记一次破解反爬字体加密

背景

之前做了一个采集小说网站，打包成epub的工具，某一天发现新增了字体加密，采集到的文字和实际文字不符，经过观察发现是使用了特别的字体文件。

有几个相似的案例

分析

网页上看起来是这样的，下面一行文字的字体明显和上面不一样。

F12后看到是这样的：

发现添加了一个样式

p:last-of-type {
  font-fmaily: "read"!important;
}

此时有两个选择

将字体文件一同打包进epub，添加样式
对字体文件进行解析，替换成正常的文字

第一种方法是最简单的，但是代价是打包出的epub会大上1.7M，第二种方法会比较复杂，但是效果会很好，我选择了第二种。

解析加密

先拿到字体文件了，文件名为read.woff2。

woff（Web Open Font Format）其实就是 tff 的核心部分进行 zlib 压缩，woff2 也是类似，不过压缩算法更新为 Brotli。

woff2文件在windows上不能打开，但是woff2是ttf核心部分通过Brotli压缩得到的，所以可以转换成ttf文件。

搜索一下很容易就找到在线网站转换了，把woff2转成ttf，转换后文件的体积来到了4M，打开文件后发现字体是小米兰亭，版本号为2.3.3。

我们再回到网页上，看看这段文字到底是啥。将文字拷贝下来后，输出每个文字的unicode编码。

在浏览器的控制台输入函数的代码，并拷贝加密后的文字作为参数。

function getUnicode(str) {
    for (var i = 0; i < str.length; i++) {
        var unicode = "\\u" + parseInt(str.charCodeAt(i)).toString(16);
        console.log("index", i, "char", str[i], "unicode", unicode);
    }
}

我们姑且称这段奇怪的文字为密文，网页上正常显示的文字为明文，——虽然这应该不是加密。

然后回到网页，先拷贝一个所字，用方法输出看一看，看起来是空白字符，发现其unicode为\uea13

发现拷贝单个文字时会输出一个unicode，但是拷贝3个字时会输出4个unicode，所以\u733e在字体中是不显示的。

用FontLab打开字体文件，Ctrl+F搜索uniEA13，即unicode\uea13，发现与网页显示一致。

搜索uni733E，发现没有字形，背景应该是默认字体显示出来的。

可以发现，网页上加密的文字都是中文汉字，而中文的unicode范围为\u4E00 - \u9FA5。

查看字体文件，发现从4E00-9FA5范围内都多为空白字形和错误字形，而E000-FA29范围内都是完整的文字，FA29往后都是字母数字和笔画等。

大致确认正确字形的unicode范围为E000-FA29，要如何得到正确的unicode映射？
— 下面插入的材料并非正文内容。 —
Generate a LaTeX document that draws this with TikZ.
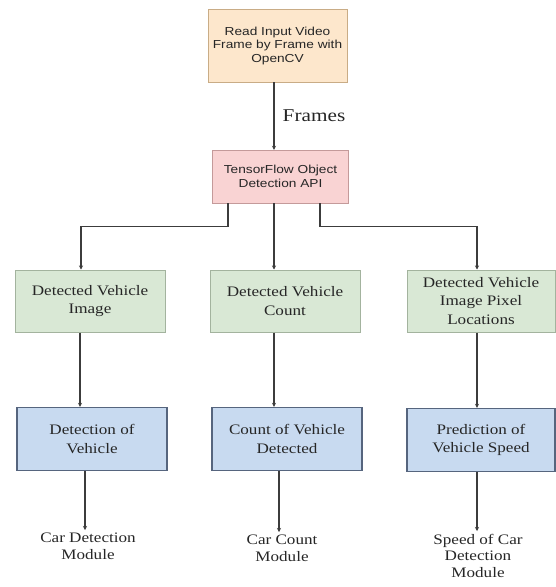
\documentclass[tikz,border=0pt]{standalone}
\usepackage{fontspec}
\setmainfont{Liberation Serif}
\newfontfamily\boxsans[FakeStretch=1.18]{Liberation Sans}
\newfontfamily\boxserif[FakeStretch=1.18]{Liberation Serif}
\usepackage{tikz}
\usetikzlibrary{positioning, arrows.meta}
\definecolor{srcfill}{HTML}{FDE7CC}
\definecolor{srcline}{HTML}{C9AC86}
\definecolor{apifill}{HTML}{F9D3D3}
\definecolor{apiline}{HTML}{C49A9A}
\definecolor{detfill}{HTML}{D9E8D5}
\definecolor{detline}{HTML}{A3B39E}
\definecolor{modfill}{HTML}{C8DAF0}
\definecolor{modline}{HTML}{56657E}
\definecolor{wire}{HTML}{3C3C3C}
\definecolor{ink}{HTML}{262626}

\begin{document}
\begin{tikzpicture}[x=1pt,y=-1pt,
  sansbox/.style={draw, align=center, inner sep=1pt, text=ink,
    font={\boxsans\fontsize{11.6}{13.5}\selectfont}},
  serifbox/.style={draw, align=center, inner sep=1pt, text=ink,
    minimum width=150pt, font={\boxserif\fontsize{14.5}{18.5}\selectfont}},
  detbox/.style={serifbox, fill=detfill, draw=detline, line width=1pt, minimum height=62pt},
  modbox/.style={serifbox, fill=modfill, draw=modline, line width=1.3pt, minimum height=63pt},
  outlbl/.style={align=center, inner xsep=0pt, inner ysep=3pt, anchor=north, text=ink,
    font={\boxserif\fontsize{14.5}{16.5}\selectfont}},
  arr/.style={draw=wire, line width=1.3pt, -{Stealth[length=4pt,width=4pt]}}]
\useasboundingbox[fill=white] (0,0) rectangle (555,587);

% --- input and detector ---
\node[sansbox, fill=srcfill, draw=srcline, minimum width=139pt, minimum height=73pt] (src) at (277.5,45.5) {Read Input Video\\Frame by Frame with\\OpenCV};
\node[sansbox, fill=apifill, draw=apiline, minimum width=136pt, minimum height=53pt] (api) at (280.5,176.5) {TensorFlow Object\\Detection API};
\node[font={\boxserif\fontsize{18}{20}\selectfont}, text=ink] (frm) at (314,116) {Frames};
\draw[arr] ([xshift=-3.5pt]src.south) -- ([xshift=-3.5pt]src.south |- api.north);

% --- detection outputs ---
\node[detbox] (gimg) at (90,301) {Detected Vehicle\\Image};
\node[detbox] (gcnt) at (285,301) {Detected Vehicle\\Count};
\node[detbox, minimum width=148pt] (gpix) at (481,301) {Detected Vehicle\\Image Pixel\\Locations};
\draw[arr] ([xshift=-52.5pt]api.south) -- ++(0,23.5) -| ([xshift=-9pt]gimg.north);
\draw[arr] ([xshift=-6.5pt]api.south) -- ([xshift=-6.5pt]api.south |- gcnt.north);
\draw[arr] ([xshift=39.5pt]api.south) -- ++(0,23.5) -| ([xshift=-4pt]gpix.north);

% --- processing ---
\node[modbox] (mdet) at (92,439) {Detection of\\Vehicle};
\node[modbox] (mcnt) at (287,439) {Count of Vehicle\\Detected};
\node[modbox, minimum width=148pt] (mspd) at (481,440) {Prediction of\\Vehicle Speed};
\draw[arr] ([xshift=-10pt]gimg.south) -- ([xshift=-10pt]gimg.south |- mdet.north);
\draw[arr] ([xshift=-11pt]gcnt.south) -- ([xshift=-11pt]gcnt.south |- mcnt.north);
\draw[arr] ([xshift=-4pt]gpix.south) -- ([xshift=-4pt]gpix.south |- mspd.north);

% --- modules ---
\node[outlbl] (ocar) at (88,530) {Car Detection\\Module};
\node[outlbl] (ocnt) at (282,532) {Car Count\\Module};
\node[outlbl] (ospd) at (478,531) {Speed of Car\\Detection\\Module};
\draw[arr] ([xshift=-7pt]mdet.south) -- ([xshift=-7pt]mdet.south |- ocar.north);
\draw[arr] ([xshift=-8pt]mcnt.south) -- ([xshift=-8pt]mcnt.south |- ocnt.north);
\draw[arr] ([xshift=-4pt]mspd.south) -- ([xshift=-4pt]mspd.south |- ospd.north);
\end{tikzpicture}
\end{document}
加密字体是由小米兰亭字体修改而来，如果我们能用正确的小米兰亭中的字形与加密字体中的正确字形范围进行对比，就能得到加密字体unicode与实际unicode的映射。

编写代码获取映射

这里我使用java来编写，仅供参考。

添加maven依赖，如果依赖无法安装要在maven中配置镜像。

<!-- https://mvnrepository.com/artifact/org.apache.pdfbox/pdfbox -->
<dependency>
	<groupId>org.apache.pdfbox</groupId>
	<artifactId>pdfbox</artifactId>
	<version>3.0.3</version>
</dependency>

<!-- https://mvnrepository.com/artifact/cn.hutool/hutool-all -->
<dependency>
	<groupId>cn.hutool</groupId>
	<artifactId>hutool-all</artifactId>
	<version>5.8.27</version>
</dependency>

编写对比代码，进行简单的字形对比，其中read.ttf文件为加密的字体文件，Miui-Regular.ttf为小米兰亭字体，结果会输出到result.txt中。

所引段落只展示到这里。